Maria Kozakiewicz


Fourth Sunday in Lent – March 15, 2015
2 Chronicles 36.14-17, 19-23 | Psalm 137 | Ephesians 2.4-10 | John 3.14-21
March 9, 2015

This Sunday's readings can be frightening. When I read about the many transgressions of Jerusalem and the punishment that had to come and did come, I could not help thinking about our own times.

If the Chosen People who did not know Jesus, who were not given the Holy Spirit, were so severely treated by God, what about us? We have the Gospels, the sacraments, the Holy Spirit and the 2,000-year tradition of the Church.

We have been blessed with countless saints whose lives served as road signs for generations – until ours. Over the past two centuries Mary, the Mother of God, has appeared to many visionaries and, often weeping, called for a return to God, for prayer, for repentance.

Two horrible wars chastised the world in the 20th century – yet we seem to be slipping down toward a dark abyss.

The light has come into the world, and people loved darkness rather than light. – John 3.19

'The light has come into the world, and people loved darkness rather than light.'

John 3.19

We live in a special time. I do not know if this is the end times in the apocalyptic sense, but some kind of end is approaching.

On one side, we have unprecedented access to advanced technology and knowledge; on the other, we seem to exceed all previously living humans in shallowness, religious indifference, insensitivity to the suffering of others and, alas, also moral depravation.

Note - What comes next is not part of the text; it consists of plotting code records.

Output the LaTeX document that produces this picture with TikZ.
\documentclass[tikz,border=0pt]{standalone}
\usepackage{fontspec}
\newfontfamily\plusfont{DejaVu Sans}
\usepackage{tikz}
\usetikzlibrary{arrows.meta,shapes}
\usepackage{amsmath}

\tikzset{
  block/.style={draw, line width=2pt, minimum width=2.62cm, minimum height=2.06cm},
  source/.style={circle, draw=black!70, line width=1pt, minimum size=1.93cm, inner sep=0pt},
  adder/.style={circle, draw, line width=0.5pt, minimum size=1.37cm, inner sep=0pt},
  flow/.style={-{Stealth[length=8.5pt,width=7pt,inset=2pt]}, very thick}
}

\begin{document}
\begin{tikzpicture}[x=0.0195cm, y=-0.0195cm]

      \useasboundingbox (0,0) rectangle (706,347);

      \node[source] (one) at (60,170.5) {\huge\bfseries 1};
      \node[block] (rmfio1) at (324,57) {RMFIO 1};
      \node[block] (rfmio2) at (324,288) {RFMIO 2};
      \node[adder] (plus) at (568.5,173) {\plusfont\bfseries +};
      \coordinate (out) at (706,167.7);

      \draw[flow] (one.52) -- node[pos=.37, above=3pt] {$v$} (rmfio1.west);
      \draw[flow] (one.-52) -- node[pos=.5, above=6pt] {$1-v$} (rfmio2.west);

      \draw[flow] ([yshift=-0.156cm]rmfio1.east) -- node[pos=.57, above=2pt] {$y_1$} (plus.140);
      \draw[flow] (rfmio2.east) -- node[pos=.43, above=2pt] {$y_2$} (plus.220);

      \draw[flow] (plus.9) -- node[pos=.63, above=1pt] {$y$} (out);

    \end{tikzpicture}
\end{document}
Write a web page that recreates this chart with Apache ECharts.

Families fall apart, children are neglected, selfishness rules. The same advanced medical technology that prolongs human life murders unborn children. The old have to rely on institutions to live out their lives.

We have become gods who decide – by introducing laws – who is to live and who is to die, who is a woman and who is a man, what constitutes marriage and what does not. Natural law is violated over and over.

Yet, in this darkness, the words of God who loves the world so much that he gave his only Son so we may have life, resound strong and never fail.

Despite our sins and stupidity, God loves the world. He loves every creature that has ever existed. As long as God loves us, everything is not lost but gained, not doomed but saved.

True goodness is often hidden.

My Lloydminster's friend's mom recently celebrated her 90th birthday, and I got some pictures of the family reunion that graced this occasion. Here she was: a slim, elegant lady sitting in the middle of her several children, grandchildren in the upper row, great-great-grandkids seated on the ground. She was like a tree with branches growing out of her.

God's grace was all over her. I thought about the nights she must have spent nursing her kids when they were small, the loaves of bread her hands made to feed them, jars of jam and pickles she put away in the pantry every autumn.

I also thought about the Hail Marys that went heavenward from her lips and heart and the Masses she attended and offered for others.

Yes, God loves the world, and in the end everything will be well.